In The Encyclopedia of Science Fiction, Peter Nicholls and John Clute refer to van Vogt and Hubbard as “the two rogue members of the early Campbell pantheon.” This is correct, up to a point, except that Hubbard’s stake in the genre was rarely more than opportunistic, while van Vogt was closer to an inspired madman who drew heavily on his own dreams. He was the single greatest influence on Philip K. Dick, which puts him near the heart of science fiction’s main line of development, but, like E.E. Smith, he’s a major figure who remains largely unknown outside the field. It’s possible to link his relative obscurity to Hubbard as well: in 1950, the Los Angeles branch of the Hubbard Dianetic Research Foundation was all but thrust into van Vogt’s hands, taking him out of science fiction for most of a decade in which writers like Asimov and Heinlein were making incursions into the mainstream. If his career hadn’t been derailed, he might well have attained the cultural prominence that he deserves—although he may also have been too weird, too intense, and too unclassifiable to fit comfortably within conventional boundaries.
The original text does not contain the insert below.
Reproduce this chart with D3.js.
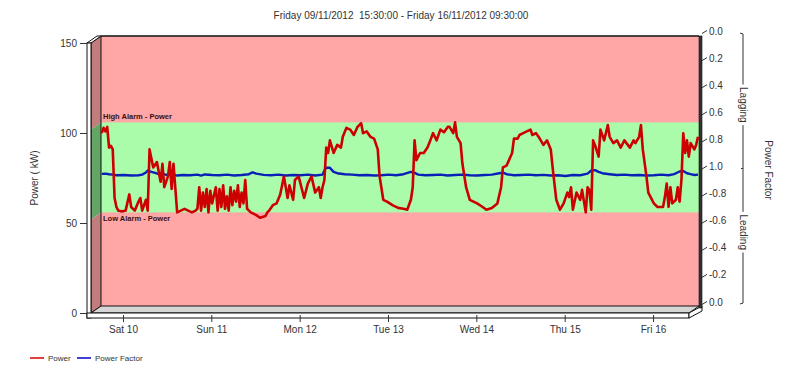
<!DOCTYPE html>
<html>
<head>
<meta charset="utf-8">
<script src="https://cdn.jsdelivr.net/npm/d3@7"></script>
<style>
  body { margin: 0; background: #fff; }
  svg { font-family: "Liberation Sans", Arial, sans-serif; }
</style>
</head>
<body>
<div id="chart"></div>
<script>
// data (hours after the start, kW / power factor)
var startTime = new Date(2012, 10, 9, 15, 30);
var endTime = new Date(2012, 10, 16, 9, 30);
var titleText = "Friday 09/11/2012  15:30:00 - Friday 16/11/2012 09:30:00";

var highAlarm = 102, lowAlarm = 52;
var powerTicks = [0, 50, 100, 150];
var pfTicks = [0, 0.2, 0.4, 0.6, 0.8, 1, 1.2, 1.4, 1.6, 1.8, 2];

var powerHours = [0,0.5,1,1.5,2,2.5,3,3.5,4,4.5,5.5,6.5,7.5,8,9,10,10.5,11,12,12.5,13,14,15,16,16.5,17,18,18.5,19,19.5,
  20.5,21.5,22.5,23.5,24.5,25.5,26,26.5,27,27.5,28,28.5,29,29.5,30,31,31.5,32,32.5,33,33.5,34,34.5,35,35.5,36,36.5,37,37.5,38,38.5,39,39.5,
  40.5,42,43,44.5,45,45.5,46.5,47.5,48.5,49.5,50.5,51,52,52.5,53.5,55,56,57,58,59,59.5,60,60.5,61,61.5,62,63,64,65,65.5,66.5,67.5,68.5,69.5,70.5,71,72,73,74,75,75.5,76.5,77.5,79,80.5,
  82,83,84,84.5,85,85.5,86.5,87.5,88.5,89,90,91,92,93,94,94.5,95.5,96,96.5,97.5,98,99,100,101,102,103.5,104.5,106,107.5,108.5,109,110,111.5,112,113,113.5,114.5,115.5,116.5,117,118,119,120,121,122,122.5,123.5,124.5,125.5,126.5,127,127.5,128,129,130,130.5,131.5,132,132.5,133,133.5,134,135,135.5,136.5,137.5,138,139,140,141,142,143.5,144.5,145,146,146.5,147,148,148.5,150,151,152.5,153,153.5,154,154.5,155,156,156.5,157,157.5,158,158.5,159,159.5,160,161,161.5,162];
var powerKW = [96,99,97,99.5,88,89,87,60,55,53,52.5,53,62,55,53,58,60,53,59,53,87,77,80,69,79,66,72,80,65,79,
  52,53,54,53,52,53,54,66,53,63,55,65,52,64,57,66,53,65,55,67,54,61,53,66,56,64,58,67,55,63,57,70,54,
  52,50.5,49,50,52,53,56,57,62,72,60,67,59,70,72,60,68,72,63,66,60,66,70,88,85,92,85,89.5,88,94,99,98,95,99.5,101.5,96,97,94,93,87,72,59,58,56,54.5,
  54,53.5,59,66,92,81,85,85,88,90.5,96,92,98,96.5,99.5,99.5,96,102,94,90.5,79,66,59,58,57,55,53.5,54.5,57,66,77,78,85,93,93,95,96,97,98,95,96,93,89.5,92,87,77,59,53.5,57,63,60.5,66,53.5,63,59,64.5,52,66,64.5,53.5,92,89.5,83,98,92,100.5,94,90.5,92,88,92,88,92,90.5,94,100.5,87,72,63,57,55,55,60.5,68,55,66,57,59,66,58,70,96,85,92,83,90.5,87,89.5,94];

var pfHours = [0,1,2,3,4,6,8,10,11,12,12.5,13.5,14.5,15.5,16.5,17.5,18.5,19.5,20.5,22,24,26,27,28,30,32,34,36,38,40,41,42,44,46,48,50,52,54,56,58,60,60.5,61,62,63,64,66,68,70,72,74,76,78,80,82,84,85,86,88,90,92,94,96,98,100,102,104,106,108,109,110,112,114,116,118,120,122,124,126,128,130,132,133,134,135,136,138,140,142,144,146,148,150,152,154,155.5,157,158,159,160,161,162];
var pfValues = [-0.96,-0.962,-0.958,-0.955,-0.95,-0.952,-0.948,-0.95,-0.955,-0.97,-0.985,-0.975,-0.968,-0.958,-0.965,-0.952,-0.962,-0.955,-0.948,-0.952,-0.95,-0.955,-0.948,-0.956,-0.952,-0.95,-0.955,-0.948,-0.952,-0.958,-0.972,-0.962,-0.953,-0.95,-0.955,-0.948,-0.952,-0.95,-0.955,-0.948,-0.955,-0.985,0.995,0.995,-0.975,-0.965,-0.958,-0.955,-0.95,-0.952,-0.948,-0.95,-0.955,-0.95,-0.958,-0.975,-0.968,-0.955,-0.95,-0.952,-0.955,-0.948,-0.952,-0.955,-0.95,-0.948,-0.952,-0.955,-0.965,-0.97,-0.958,-0.95,-0.952,-0.955,-0.95,-0.953,-0.948,-0.95,-0.945,-0.952,-0.95,-0.962,-0.985,-0.988,-0.975,-0.965,-0.958,-0.952,-0.955,-0.95,-0.952,-0.948,-0.95,-0.955,-0.95,-0.958,-0.978,-0.982,-0.965,-0.958,-0.952,-0.955];

// 3d depth offset between front and back planes
var dx = 10, dy = -7;

var svg = d3.select("#chart").append("svg")
  .attr("width", 800).attr("height", 379);

var x = d3.scaleTime().domain([startTime, endTime]).range([91.7, 688]);
var y = d3.scaleLinear().domain([0, 150]).range([313, 43]);
// power factor axis: 0 lagging at top, 1 in the middle, 0 leading at bottom
var pfY = d3.scaleLinear().domain([0, 2]).range([33, 304]);
function pfPos(v) { return v >= 0 ? v : 2 + v; }
function hourDate(h) { return new Date(startTime.getTime() + h * 3600000); }

var backL = 101, backR = 699, backT = y(150) + dy, backB = y(0) + dy;

// title
svg.append("text").attr("x", 401).attr("y", 19).attr("text-anchor", "middle")
  .style("font-size", "10px").style("white-space", "pre").attr("fill", "#333").text(titleText);

// back wall with alarm bands
svg.append("rect").attr("x", backL).attr("y", backT).attr("width", backR - backL).attr("height", backB - backT)
  .attr("fill", "#ffa6a6");
svg.append("rect").attr("x", backL).attr("y", y(highAlarm) + dy).attr("width", backR - backL)
  .attr("height", y(lowAlarm) - y(highAlarm)).attr("fill", "#abfcaa");

// left side wall (darker bands)
var sideBands = [[150, highAlarm, "#c27c7c"], [highAlarm, lowAlarm, "#63a563"], [lowAlarm, 0, "#c27c7c"]];
svg.selectAll(".side").data(sideBands).enter().append("polygon")
  .attr("points", function(d) {
    return [[91, y(d[0])], [backL, y(d[0]) + dy], [backL, y(d[1]) + dy], [91, y(d[1])]].join(" ");
  })
  .attr("fill", function(d) { return d[2]; });
svg.append("polygon").attr("points", [[91, y(150)], [backL, backT], [backL, backB], [91, y(0)]].join(" "))
  .attr("fill", "none").attr("stroke", "#111").attr("stroke-width", 1);
svg.append("line").attr("x1", backL).attr("x2", backR).attr("y1", backT).attr("y2", backT)
  .attr("stroke", "#111").attr("stroke-width", 1.5);
svg.append("polygon").attr("points", [[87, y(150)], [91, y(150)], [backL, backT], [97, backT]].join(" "))
  .attr("fill", "#fff").attr("stroke", "#111");
svg.append("rect").attr("x", 87).attr("y", y(150)).attr("width", 4).attr("height", y(0) - y(150) + 5)
  .attr("fill", "#fff").attr("stroke", "#111");

// floor
svg.append("polygon").attr("points", [[91, y(0)], [backL, backB], [backR, backB], [689, y(0)]].join(" "))
  .attr("fill", "#d6d6d6").attr("stroke", "#111");
svg.append("rect").attr("x", 87).attr("y", y(0)).attr("width", 602).attr("height", 5)
  .attr("fill", "#fff").attr("stroke", "#111");
svg.append("polygon").attr("points", [[689, y(0)], [backR + 3, backB], [backR + 3, backB + 5], [689, y(0) + 5]].join(" "))
  .attr("fill", "#fff").attr("stroke", "#111");

// right wall edge
svg.append("rect").attr("x", backR).attr("y", backT).attr("width", 3).attr("height", backB - backT + 2)
  .attr("fill", "#333").attr("stroke", "#111").attr("stroke-width", 0.6);

// alarm labels
svg.append("text").attr("x", 103).attr("y", y(highAlarm) + dy - 3)
  .style("font-size", "7.5px").style("font-weight", "bold").attr("fill", "#3a1010").text("High Alarm - Power");
svg.append("text").attr("x", 103).attr("y", y(lowAlarm) + dy + 9)
  .style("font-size", "7.5px").style("font-weight", "bold").attr("fill", "#3a1010").text("Low Alarm - Power");

// data lines on the back plane
var powerData = powerHours.map(function(h, i) { return [hourDate(h), powerKW[i]]; });
var pfData = pfHours.map(function(h, i) { return [hourDate(h), pfValues[i]]; });

svg.append("path").datum(pfData)
  .attr("fill", "none").attr("stroke", "#0a1fb8").attr("stroke-width", 2.4).attr("stroke-linejoin", "round")
  .attr("d", d3.line()
    .x(function(d) { return x(d[0]) + dx; })
    .y(function(d) { return pfY(pfPos(d[1])); }));

svg.append("path").datum(powerData)
  .attr("fill", "none").attr("stroke", "#cc0000").attr("stroke-width", 2.6).attr("stroke-linejoin", "round")
  .attr("d", d3.line()
    .x(function(d) { return x(d[0]) + dx; })
    .y(function(d) { return y(d[1]) + dy; }));

// left axis
var gy = svg.append("g").attr("transform", "translate(87,0)")
  .call(d3.axisLeft(y).tickValues(powerTicks).tickSize(7).tickPadding(3));
gy.select(".domain").remove();
gy.selectAll("text").style("font-size", "10px").attr("fill", "#333");
gy.selectAll("line").attr("stroke", "#333");

// bottom axis
var gx = svg.append("g").attr("transform", "translate(0," + (y(0) + 2) + ")")
  .call(d3.axisBottom(x).ticks(d3.timeDay.every(1)).tickFormat(d3.timeFormat("%a %d")).tickSize(7).tickPadding(4));
gx.select(".domain").remove();
gx.selectAll("text").style("font-size", "10px").attr("fill", "#333");
gx.selectAll("line").attr("stroke", "#333");

// right axis with slanted ticks
var gr = svg.append("g").attr("transform", "translate(" + (backR + 3) + ",0)")
  .call(d3.axisRight(pfY).tickValues(pfTicks).tickSize(5).tickPadding(2)
    .tickFormat(function(v) {
      if (v <= 1) return v.toFixed(1);
      var l = 2 - v;
      return l < 0.01 ? "0.0" : "-" + l.toFixed(1);
    }));
gr.select(".domain").remove();
gr.selectAll(".tick line").attr("y2", -3).attr("stroke", "#333");
gr.selectAll("text").style("font-size", "10px").attr("fill", "#333").attr("dy", "0.1em");

// axis titles
svg.append("text").attr("transform", "translate(38,178) rotate(-90)").attr("text-anchor", "middle")
  .style("font-size", "10px").attr("fill", "#333").text("Power ( kW)");
svg.append("text").attr("transform", "translate(765,170) rotate(90)").attr("text-anchor", "middle")
  .style("font-size", "10px").attr("fill", "#333").text("Power Factor");

// lagging / leading bracket
var bx = 743;
var bracket = [
  [[bx - 3, pfY(0)], [bx, pfY(0) + 1], [bx, pfY(0.38)]],
  [[bx, pfY(0.68)], [bx, pfY(1.32)]],
  [[bx, pfY(1.62)], [bx, pfY(2) - 1], [bx - 3, pfY(2)]]
];
svg.selectAll(".br").data(bracket).enter().append("path")
  .attr("d", d3.line()).attr("fill", "none").attr("stroke", "#333").attr("stroke-width", 1);
svg.append("line").attr("x1", bx - 2).attr("x2", bx).attr("y1", pfY(1)).attr("y2", pfY(1)).attr("stroke", "#333");
svg.append("text").attr("transform", "translate(" + (bx - 3) + "," + pfY(0.53) + ") rotate(90)").attr("text-anchor", "middle")
  .style("font-size", "10px").attr("fill", "#333").text("Lagging");
svg.append("text").attr("transform", "translate(" + (bx - 3) + "," + pfY(1.47) + ") rotate(90)").attr("text-anchor", "middle")
  .style("font-size", "10px").attr("fill", "#333").text("Leading");

// legend
var legend = [["Power", "#dd0000", 30], ["Power Factor", "#0000cc", 77]];
var lg = svg.selectAll(".lg").data(legend).enter().append("g");
lg.append("line").attr("x1", function(d) { return d[2]; }).attr("x2", function(d) { return d[2] + 14; })
  .attr("y1", 358).attr("y2", 358).attr("stroke", function(d) { return d[1]; }).attr("stroke-width", 1.5);
lg.append("text").attr("x", function(d) { return d[2] + 18; }).attr("y", 361)
  .style("font-size", "8px").attr("fill", "#333").text(function(d) { return d[0]; });
</script>
</body>
</html>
In The World of Null-A, van Vogt writes: “Countless billions of people had lived and died without ever suspecting that every word they spoke, or that was spoken at them, had helped to create the disordered brains with which they confronted the realities of their worlds.” And for all his flaws, he came closer to any writer of his era to revealing a reality unlike the one we take for granted, and to affording us a glimpse of our own disordered minds.